• DATA SHOWN:
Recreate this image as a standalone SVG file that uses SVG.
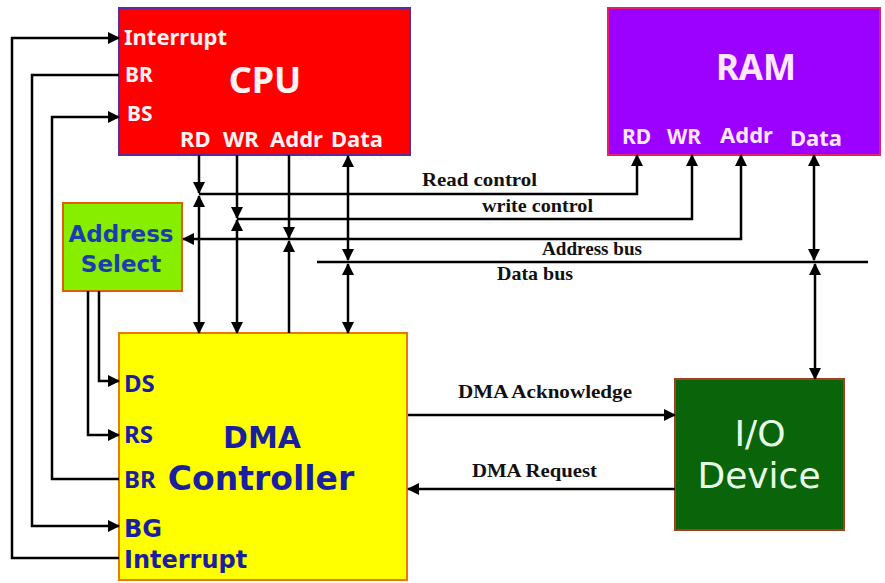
<svg xmlns="http://www.w3.org/2000/svg" width="885" height="583" viewBox="0 0 885 583">
<defs>
<marker id="ah" viewBox="0 0 12 12" markerUnits="userSpaceOnUse" markerWidth="12" markerHeight="12" refX="11" refY="6" orient="auto-start-reverse">
<path d="M0,0 L12,6 L0,12 z" fill="#000"/>
</marker>
<style>
.ln{fill:none;stroke:#000;stroke-width:2.5}
.a{marker-end:url(#ah)}
.b{marker-start:url(#ah);marker-end:url(#ah)}
.sans{font-family:"Noto Sans","DejaVu Sans",sans-serif;font-weight:bold}
.dv{font-family:"DejaVu Sans",sans-serif;font-weight:bold}
.serif{font-family:"Liberation Serif","Times New Roman",serif;font-weight:bold;font-size:19px;fill:#111}
.w{fill:#fff2f2}
.pw{fill:#ffe8ff}
.blue{fill:#1a1fa0}
</style>
</defs>
<rect width="885" height="583" fill="#fff"/>

<g id="cpu">
<rect x="119" y="8" width="291" height="147" fill="#ff0000" stroke="#5b2a9e" stroke-width="2"/>
<text class="sans w" x="124" y="45" font-size="22">Interrupt</text>
<text class="sans w" x="125" y="82" font-size="21">BR</text>
<text class="sans w" x="127" y="121" font-size="21">BS</text>
<text class="sans w" x="265" y="93" font-size="36" text-anchor="middle">CPU</text>
<text class="sans w" x="180" y="147" font-size="22">RD</text>
<text class="sans w" x="223" y="147" font-size="22">WR</text>
<text class="sans w" x="270" y="147" font-size="22">Addr</text>
<text class="sans w" x="331" y="147" font-size="22">Data</text>
</g>

<g id="ram">
<rect x="608" y="8" width="272" height="147" fill="#9c00ff" stroke="#e0206a" stroke-width="2"/>
<text class="sans pw" x="756" y="80" font-size="35" text-anchor="middle">RAM</text>
<text class="sans pw" x="622" y="144" font-size="21">RD</text>
<text class="sans pw" x="667" y="144" font-size="21">WR</text>
<text class="sans pw" x="720" y="143" font-size="22">Addr</text>
<text class="sans pw" x="790" y="146" font-size="22">Data</text>
</g>

<g id="address-select">
<rect x="63" y="203" width="119" height="88" fill="#88ee00" stroke="#e06000" stroke-width="2"/>
<text class="dv" x="121" y="242" font-size="23" text-anchor="middle" fill="#1a3cb0">Address</text>
<text class="dv" x="121" y="272" font-size="23" text-anchor="middle" fill="#1a3cb0">Select</text>
</g>

<g id="dma">
<rect x="119" y="333" width="288" height="247" fill="#ffff00" stroke="#e87a00" stroke-width="2"/>
<text class="sans blue" x="124" y="392" font-size="24">DS</text>
<text class="sans blue" x="124" y="443" font-size="24">RS</text>
<text class="sans blue" x="124" y="488" font-size="24">BR</text>
<text class="dv blue" x="124" y="537" font-size="24">BG</text>
<text class="dv blue" x="124" y="568" font-size="24">Interrupt</text>
<text class="dv blue" x="262" y="448" font-size="30" text-anchor="middle">DMA</text>
<text class="dv blue" x="261" y="490" font-size="33" text-anchor="middle">Controller</text>
</g>

<g id="io-device">
<rect x="675" y="379" width="169" height="151" fill="#0a640a" stroke="#a04020" stroke-width="2"/>
<text x="760" y="446" font-family="DejaVu Sans, sans-serif" font-size="36" text-anchor="middle" fill="#e8ffe8">I/O</text>
<text x="759" y="488" font-family="DejaVu Sans, sans-serif" font-size="36" text-anchor="middle" fill="#e8ffe8">Device</text>
</g>

<g id="connectors">
<path class="ln a" d="M199,155 V193"/>
<path class="ln a" d="M199,194 H637 V155"/>
<path class="ln b" d="M199,196 V333"/>
<path class="ln a" d="M237,155 V218"/>
<path class="ln a" d="M237,219 H692 V155"/>
<path class="ln b" d="M237,220 V333"/>
<path class="ln a" d="M289,155 V238"/>
<path class="ln b" d="M183,239 H741 V155"/>
<path class="ln a" d="M289,333 V241"/>
<path class="ln b" d="M348,156 V260"/>
<path class="ln" d="M317,262 H868"/>
<path class="ln b" d="M348,264 V333"/>
<path class="ln b" d="M814,155 V260"/>
<path class="ln b" d="M815,264 V379"/>
<path class="ln a" d="M408,415 H675"/>
<path class="ln a" d="M675,489 H408"/>
<path class="ln a" d="M119,558 H12 V38 H119"/>
<path class="ln a" d="M119,75 H32 V526 H119"/>
<path class="ln a" d="M119,479 H52 V117 H119"/>
<path class="ln a" d="M99,291 V381 H119"/>
<path class="ln a" d="M88,291 V435 H119"/>
</g>

<g id="labels">
<text class="serif" x="422" y="186" textLength="115" lengthAdjust="spacingAndGlyphs">Read control</text>
<text class="serif" x="482" y="212" textLength="111" lengthAdjust="spacingAndGlyphs">write control</text>
<text class="serif" x="542" y="255" textLength="100" lengthAdjust="spacingAndGlyphs">Address bus</text>
<text class="serif" x="497" y="280" textLength="76" lengthAdjust="spacingAndGlyphs">Data bus</text>
<text class="serif" x="458" y="398" textLength="174" lengthAdjust="spacingAndGlyphs">DMA Acknowledge</text>
<text class="serif" x="472" y="477" textLength="125" lengthAdjust="spacingAndGlyphs">DMA Request</text>
</g>
</svg>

• SHORT EXERCISE: Quote the preceding listing precisely and completely, omitting its images.

• EXERCISE OUTPUT:
Recreate this image as a standalone SVG file that uses SVG.
<svg xmlns="http://www.w3.org/2000/svg" width="885" height="583" viewBox="0 0 885 583">
<defs>
<marker id="ah" viewBox="0 0 12 12" markerUnits="userSpaceOnUse" markerWidth="12" markerHeight="12" refX="11" refY="6" orient="auto-start-reverse">
<path d="M0,0 L12,6 L0,12 z" fill="#000"/>
</marker>
<style>
.ln{fill:none;stroke:#000;stroke-width:2.5}
.a{marker-end:url(#ah)}
.b{marker-start:url(#ah);marker-end:url(#ah)}
.sans{font-family:"Noto Sans","DejaVu Sans",sans-serif;font-weight:bold}
.dv{font-family:"DejaVu Sans",sans-serif;font-weight:bold}
.serif{font-family:"Liberation Serif","Times New Roman",serif;font-weight:bold;font-size:19px;fill:#111}
.w{fill:#fff2f2}
.pw{fill:#ffe8ff}
.blue{fill:#1a1fa0}
</style>
</defs>
<rect width="885" height="583" fill="#fff"/>

<g id="cpu">
<rect x="119" y="8" width="291" height="147" fill="#ff0000" stroke="#5b2a9e" stroke-width="2"/>
<text class="sans w" x="124" y="45" font-size="22">Interrupt</text>
<text class="sans w" x="125" y="82" font-size="21">BR</text>
<text class="sans w" x="127" y="121" font-size="21">BS</text>
<text class="sans w" x="265" y="93" font-size="36" text-anchor="middle">CPU</text>
<text class="sans w" x="180" y="147" font-size="22">RD</text>
<text class="sans w" x="223" y="147" font-size="22">WR</text>
<text class="sans w" x="270" y="147" font-size="22">Addr</text>
<text class="sans w" x="331" y="147" font-size="22">Data</text>
</g>

<g id="ram">
<rect x="608" y="8" width="272" height="147" fill="#9c00ff" stroke="#e0206a" stroke-width="2"/>
<text class="sans pw" x="756" y="80" font-size="35" text-anchor="middle">RAM</text>
<text class="sans pw" x="622" y="144" font-size="21">RD</text>
<text class="sans pw" x="667" y="144" font-size="21">WR</text>
<text class="sans pw" x="720" y="143" font-size="22">Addr</text>
<text class="sans pw" x="790" y="146" font-size="22">Data</text>
</g>

<g id="address-select">
<rect x="63" y="203" width="119" height="88" fill="#88ee00" stroke="#e06000" stroke-width="2"/>
<text class="dv" x="121" y="242" font-size="23" text-anchor="middle" fill="#1a3cb0">Address</text>
<text class="dv" x="121" y="272" font-size="23" text-anchor="middle" fill="#1a3cb0">Select</text>
</g>

<g id="dma">
<rect x="119" y="333" width="288" height="247" fill="#ffff00" stroke="#e87a00" stroke-width="2"/>
<text class="sans blue" x="124" y="392" font-size="24">DS</text>
<text class="sans blue" x="124" y="443" font-size="24">RS</text>
<text class="sans blue" x="124" y="488" font-size="24">BR</text>
<text class="dv blue" x="124" y="537" font-size="24">BG</text>
<text class="dv blue" x="124" y="568" font-size="24">Interrupt</text>
<text class="dv blue" x="262" y="448" font-size="30" text-anchor="middle">DMA</text>
<text class="dv blue" x="261" y="490" font-size="33" text-anchor="middle">Controller</text>
</g>

<g id="io-device">
<rect x="675" y="379" width="169" height="151" fill="#0a640a" stroke="#a04020" stroke-width="2"/>
<text x="760" y="446" font-family="DejaVu Sans, sans-serif" font-size="36" text-anchor="middle" fill="#e8ffe8">I/O</text>
<text x="759" y="488" font-family="DejaVu Sans, sans-serif" font-size="36" text-anchor="middle" fill="#e8ffe8">Device</text>
</g>

<g id="connectors">
<path class="ln a" d="M199,155 V193"/>
<path class="ln a" d="M199,194 H637 V155"/>
<path class="ln b" d="M199,196 V333"/>
<path class="ln a" d="M237,155 V218"/>
<path class="ln a" d="M237,219 H692 V155"/>
<path class="ln b" d="M237,220 V333"/>
<path class="ln a" d="M289,155 V238"/>
<path class="ln b" d="M183,239 H741 V155"/>
<path class="ln a" d="M289,333 V241"/>
<path class="ln b" d="M348,156 V260"/>
<path class="ln" d="M317,262 H868"/>
<path class="ln b" d="M348,264 V333"/>
<path class="ln b" d="M814,155 V260"/>
<path class="ln b" d="M815,264 V379"/>
<path class="ln a" d="M408,415 H675"/>
<path class="ln a" d="M675,489 H408"/>
<path class="ln a" d="M119,558 H12 V38 H119"/>
<path class="ln a" d="M119,75 H32 V526 H119"/>
<path class="ln a" d="M119,479 H52 V117 H119"/>
<path class="ln a" d="M99,291 V381 H119"/>
<path class="ln a" d="M88,291 V435 H119"/>
</g>

<g id="labels">
<text class="serif" x="422" y="186" textLength="115" lengthAdjust="spacingAndGlyphs">Read control</text>
<text class="serif" x="482" y="212" textLength="111" lengthAdjust="spacingAndGlyphs">write control</text>
<text class="serif" x="542" y="255" textLength="100" lengthAdjust="spacingAndGlyphs">Address bus</text>
<text class="serif" x="497" y="280" textLength="76" lengthAdjust="spacingAndGlyphs">Data bus</text>
<text class="serif" x="458" y="398" textLength="174" lengthAdjust="spacingAndGlyphs">DMA Acknowledge</text>
<text class="serif" x="472" y="477" textLength="125" lengthAdjust="spacingAndGlyphs">DMA Request</text>
</g>
</svg>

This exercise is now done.